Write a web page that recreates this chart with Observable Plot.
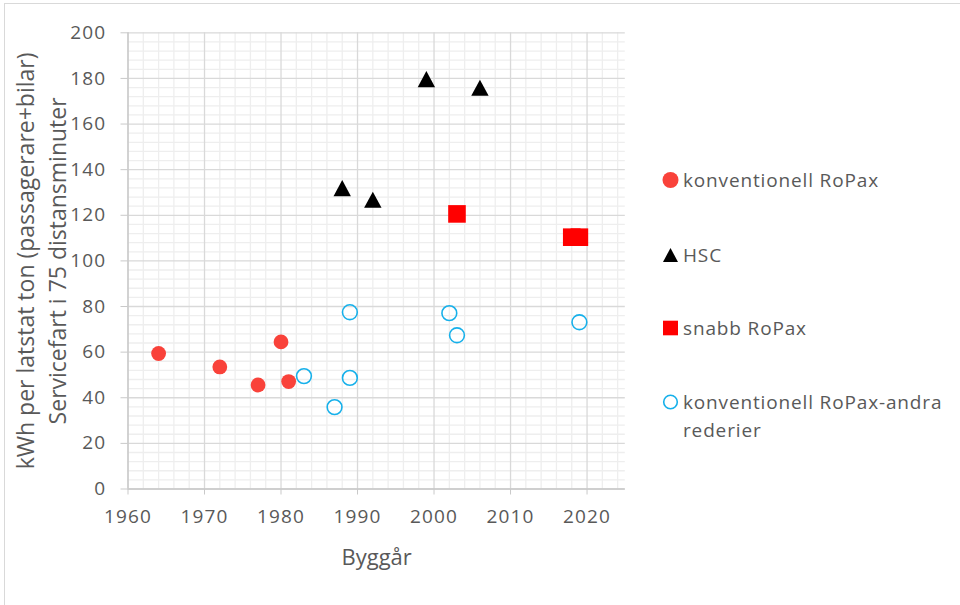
<!DOCTYPE html>
<html>
<head>
<meta charset="utf-8">
<script src="https://cdn.jsdelivr.net/npm/d3@7"></script>
<script src="https://cdn.jsdelivr.net/npm/@observablehq/plot@0.6"></script>
<style>
  body { margin: 0; background: #fff; }
  #chart { position: relative; width: 960px; height: 605px; overflow: hidden; font-family: "Open Sans", Lato, sans-serif; color: #595959; }
  #chart > svg { position: absolute; left: 0; top: 0; }
  #chart g[aria-label="x-axis tick label"] text,
  #chart g[aria-label="y-axis tick label"] text { letter-spacing: 1.1px; }
  .border-left { position: absolute; left: 4px; top: 3px; width: 1px; height: 602px; background: #d9d9d9; }
  .border-top { position: absolute; left: 4px; top: 3px; width: 956px; height: 1px; background: #d9d9d9; }
  .legend-item { position: absolute; left: 662px; font-size: 19px; line-height: 28px; letter-spacing: 0.85px; }
  .legend-item svg { position: absolute; left: 0; top: 0; overflow: visible; }
  .legend-item span { position: absolute; left: 21px; top: -14px; white-space: nowrap; }
</style>
</head>
<body>
<div id="chart">
  <div class="border-left"></div>
  <div class="border-top"></div>
</div>
<script>
// Byggår (x) and kWh per latstat ton (y), one pair of arrays per fartygstyp
const konvYear = [1964, 1972, 1977, 1980, 1981];
const konvValue = [59.4, 53.5, 45.6, 64.5, 47.1];

const hscYear = [1988, 1992, 1999, 2006];
const hscValue = [131.9, 126.8, 179.7, 175.9];

const snabbYear = [2003, 2018, 2019];
const snabbValue = [120.6, 110.4, 110.4];

const andraYear = [1983, 1987, 1989, 1989, 2002, 2003, 2019];
const andraValue = [49.5, 35.9, 77.5, 48.7, 77.1, 67.4, 73.1];

const seriesNames = ["konventionell RoPax", "HSC", "snabb RoPax", "konventionell RoPax-andra rederier"];

const xTicks = [1960, 1970, 1980, 1990, 2000, 2010, 2020];
const yTicks = [0, 20, 40, 60, 80, 100, 120, 140, 160, 180, 200];
const xMinor = d3.range(1962, 2025, 2).filter(v => v % 10 !== 0);
const yMinor = d3.range(4, 200, 4).filter(v => v % 20 !== 0);

const xTitle = "Byggår";
const yTitle1 = "kWh per latstat ton (passagerare+bilar)";
const yTitle2 = "Servicefart i 75 distansminuter";

// Office-style markers: triangle and square centered on their bounding box
const triangleSym = {
  draw(ctx, size) {
    const r = Math.sqrt(size / Math.PI);
    const h = r * 0.93;
    ctx.moveTo(0, -h);
    ctx.lineTo(r, h);
    ctx.lineTo(-r, h);
    ctx.closePath();
  }
};
const squareSym = {
  draw(ctx, size) {
    const r = Math.sqrt(size / Math.PI);
    ctx.rect(-r, -r, 2 * r, 2 * r);
  }
};

const toRows = (xs, ys) => xs.map((x, i) => ({x, y: ys[i]}));
const konv = toRows(konvYear, konvValue);
const hsc = toRows(hscYear, hscValue);
const snabb = toRows(snabbYear, snabbValue);
const andra = toRows(andraYear, andraValue);

const textColor = "#595959";
const font = "'Open Sans', Lato, sans-serif";

const plot = Plot.plot({
  width: 960,
  height: 605,
  marginLeft: 127.5,
  marginRight: 335.2,
  marginTop: 32.3,
  marginBottom: 116.5,
  style: {fontFamily: font, color: textColor, background: "transparent", overflow: "visible"},
  x: {domain: [1960, 2025]},
  y: {domain: [0, 200]},
  marks: [
    Plot.ruleX(xMinor, {stroke: "#eeeeee", strokeWidth: 1.3}),
    Plot.ruleY(yMinor, {stroke: "#eeeeee", strokeWidth: 1.3}),
    Plot.ruleX(xTicks, {stroke: "#d9d9d9", strokeWidth: 1.3}),
    Plot.ruleY(yTicks, {stroke: "#d9d9d9", strokeWidth: 1.3}),
    Plot.ruleY([0], {stroke: "#c9c9c9", strokeWidth: 1.4}),
    Plot.ruleX([1960], {stroke: "#c9c9c9", strokeWidth: 1.4}),
    Plot.axisX(xTicks, {tickSize: 6, tickPadding: 14.5, tickFormat: d => String(d), fontSize: 19, stroke: "#c9c9c9", fill: textColor, label: null}),
    Plot.axisY(yTicks, {tickSize: 7, tickPadding: 14.8, fontSize: 19, stroke: "#c9c9c9", fill: textColor, label: null}),
    Plot.text([xTitle], {frameAnchor: "bottom", dy: 69, lineAnchor: "middle", textAnchor: "middle", fontSize: 22, fill: textColor}),
    Plot.text([yTitle1], {frameAnchor: "left", rotate: -90, dx: -101, lineAnchor: "middle", textAnchor: "middle", fontSize: 23, fill: textColor}),
    Plot.text([yTitle2], {frameAnchor: "left", rotate: -90, dx: -69, lineAnchor: "middle", textAnchor: "middle", fontSize: 23, fill: textColor}),
    Plot.dot(konv, {x: "x", y: "y", r: 7.4, fill: "#f9423a", stroke: null}),
    Plot.dot(hsc, {x: "x", y: "y", r: 8.7, symbol: triangleSym, fill: "#000000", stroke: null}),
    Plot.dot(snabb, {x: "x", y: "y", r: 8.8, symbol: squareSym, fill: "#ff0000", stroke: null}),
    Plot.dot(andra, {x: "x", y: "y", r: 7.4, fill: "none", stroke: "#16b0ea", strokeWidth: 1.6})
  ]
});
document.getElementById("chart").appendChild(plot);

// Legend to the right of the plot area
const legendY = [180, 255, 328, 402];
const legendSwatches = [
  '<circle cx="8.5" cy="0" r="8" fill="#f9423a"/>',
  '<path d="M1,7 L8.5,-7 L16,7 Z" fill="#000"/>',
  '<rect x="1" y="-7.3" width="15" height="14.6" fill="#ff0000"/>',
  '<circle cx="8.5" cy="0" r="6.8" fill="none" stroke="#16b0ea" stroke-width="1.6"/>'
];
const legendLabels = ["konventionell RoPax", "HSC", "snabb RoPax", "konventionell RoPax-andra<br>rederier"];
const chart = document.getElementById("chart");
legendY.forEach((y, i) => {
  const item = document.createElement("div");
  item.className = "legend-item";
  item.style.top = y + "px";
  item.innerHTML = `<svg width="18" height="1">${legendSwatches[i]}</svg><span>${legendLabels[i]}</span>`;
  chart.appendChild(item);
});
</script>
</body>
</html>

_____

• Task objective: Omit each picture, then return all of the listing exactly as it stands.

• Response for this exercise:
Write a web page that recreates this chart with Observable Plot.
<!DOCTYPE html>
<html>
<head>
<meta charset="utf-8">
<script src="https://cdn.jsdelivr.net/npm/d3@7"></script>
<script src="https://cdn.jsdelivr.net/npm/@observablehq/plot@0.6"></script>
<style>
  body { margin: 0; background: #fff; }
  #chart { position: relative; width: 960px; height: 605px; overflow: hidden; font-family: "Open Sans", Lato, sans-serif; color: #595959; }
  #chart > svg { position: absolute; left: 0; top: 0; }
  #chart g[aria-label="x-axis tick label"] text,
  #chart g[aria-label="y-axis tick label"] text { letter-spacing: 1.1px; }
  .border-left { position: absolute; left: 4px; top: 3px; width: 1px; height: 602px; background: #d9d9d9; }
  .border-top { position: absolute; left: 4px; top: 3px; width: 956px; height: 1px; background: #d9d9d9; }
  .legend-item { position: absolute; left: 662px; font-size: 19px; line-height: 28px; letter-spacing: 0.85px; }
  .legend-item svg { position: absolute; left: 0; top: 0; overflow: visible; }
  .legend-item span { position: absolute; left: 21px; top: -14px; white-space: nowrap; }
</style>
</head>
<body>
<div id="chart">
  <div class="border-left"></div>
  <div class="border-top"></div>
</div>
<script>
// Byggår (x) and kWh per latstat ton (y), one pair of arrays per fartygstyp
const konvYear = [1964, 1972, 1977, 1980, 1981];
const konvValue = [59.4, 53.5, 45.6, 64.5, 47.1];

const hscYear = [1988, 1992, 1999, 2006];
const hscValue = [131.9, 126.8, 179.7, 175.9];

const snabbYear = [2003, 2018, 2019];
const snabbValue = [120.6, 110.4, 110.4];

const andraYear = [1983, 1987, 1989, 1989, 2002, 2003, 2019];
const andraValue = [49.5, 35.9, 77.5, 48.7, 77.1, 67.4, 73.1];

const seriesNames = ["konventionell RoPax", "HSC", "snabb RoPax", "konventionell RoPax-andra rederier"];

const xTicks = [1960, 1970, 1980, 1990, 2000, 2010, 2020];
const yTicks = [0, 20, 40, 60, 80, 100, 120, 140, 160, 180, 200];
const xMinor = d3.range(1962, 2025, 2).filter(v => v % 10 !== 0);
const yMinor = d3.range(4, 200, 4).filter(v => v % 20 !== 0);

const xTitle = "Byggår";
const yTitle1 = "kWh per latstat ton (passagerare+bilar)";
const yTitle2 = "Servicefart i 75 distansminuter";

// Office-style markers: triangle and square centered on their bounding box
const triangleSym = {
  draw(ctx, size) {
    const r = Math.sqrt(size / Math.PI);
    const h = r * 0.93;
    ctx.moveTo(0, -h);
    ctx.lineTo(r, h);
    ctx.lineTo(-r, h);
    ctx.closePath();
  }
};
const squareSym = {
  draw(ctx, size) {
    const r = Math.sqrt(size / Math.PI);
    ctx.rect(-r, -r, 2 * r, 2 * r);
  }
};

const toRows = (xs, ys) => xs.map((x, i) => ({x, y: ys[i]}));
const konv = toRows(konvYear, konvValue);
const hsc = toRows(hscYear, hscValue);
const snabb = toRows(snabbYear, snabbValue);
const andra = toRows(andraYear, andraValue);

const textColor = "#595959";
const font = "'Open Sans', Lato, sans-serif";

const plot = Plot.plot({
  width: 960,
  height: 605,
  marginLeft: 127.5,
  marginRight: 335.2,
  marginTop: 32.3,
  marginBottom: 116.5,
  style: {fontFamily: font, color: textColor, background: "transparent", overflow: "visible"},
  x: {domain: [1960, 2025]},
  y: {domain: [0, 200]},
  marks: [
    Plot.ruleX(xMinor, {stroke: "#eeeeee", strokeWidth: 1.3}),
    Plot.ruleY(yMinor, {stroke: "#eeeeee", strokeWidth: 1.3}),
    Plot.ruleX(xTicks, {stroke: "#d9d9d9", strokeWidth: 1.3}),
    Plot.ruleY(yTicks, {stroke: "#d9d9d9", strokeWidth: 1.3}),
    Plot.ruleY([0], {stroke: "#c9c9c9", strokeWidth: 1.4}),
    Plot.ruleX([1960], {stroke: "#c9c9c9", strokeWidth: 1.4}),
    Plot.axisX(xTicks, {tickSize: 6, tickPadding: 14.5, tickFormat: d => String(d), fontSize: 19, stroke: "#c9c9c9", fill: textColor, label: null}),
    Plot.axisY(yTicks, {tickSize: 7, tickPadding: 14.8, fontSize: 19, stroke: "#c9c9c9", fill: textColor, label: null}),
    Plot.text([xTitle], {frameAnchor: "bottom", dy: 69, lineAnchor: "middle", textAnchor: "middle", fontSize: 22, fill: textColor}),
    Plot.text([yTitle1], {frameAnchor: "left", rotate: -90, dx: -101, lineAnchor: "middle", textAnchor: "middle", fontSize: 23, fill: textColor}),
    Plot.text([yTitle2], {frameAnchor: "left", rotate: -90, dx: -69, lineAnchor: "middle", textAnchor: "middle", fontSize: 23, fill: textColor}),
    Plot.dot(konv, {x: "x", y: "y", r: 7.4, fill: "#f9423a", stroke: null}),
    Plot.dot(hsc, {x: "x", y: "y", r: 8.7, symbol: triangleSym, fill: "#000000", stroke: null}),
    Plot.dot(snabb, {x: "x", y: "y", r: 8.8, symbol: squareSym, fill: "#ff0000", stroke: null}),
    Plot.dot(andra, {x: "x", y: "y", r: 7.4, fill: "none", stroke: "#16b0ea", strokeWidth: 1.6})
  ]
});
document.getElementById("chart").appendChild(plot);

// Legend to the right of the plot area
const legendY = [180, 255, 328, 402];
const legendSwatches = [
  '<circle cx="8.5" cy="0" r="8" fill="#f9423a"/>',
  '<path d="M1,7 L8.5,-7 L16,7 Z" fill="#000"/>',
  '<rect x="1" y="-7.3" width="15" height="14.6" fill="#ff0000"/>',
  '<circle cx="8.5" cy="0" r="6.8" fill="none" stroke="#16b0ea" stroke-width="1.6"/>'
];
const legendLabels = ["konventionell RoPax", "HSC", "snabb RoPax", "konventionell RoPax-andra<br>rederier"];
const chart = document.getElementById("chart");
legendY.forEach((y, i) => {
  const item = document.createElement("div");
  item.className = "legend-item";
  item.style.top = y + "px";
  item.innerHTML = `<svg width="18" height="1">${legendSwatches[i]}</svg><span>${legendLabels[i]}</span>`;
  chart.appendChild(item);
});
</script>
</body>
</html>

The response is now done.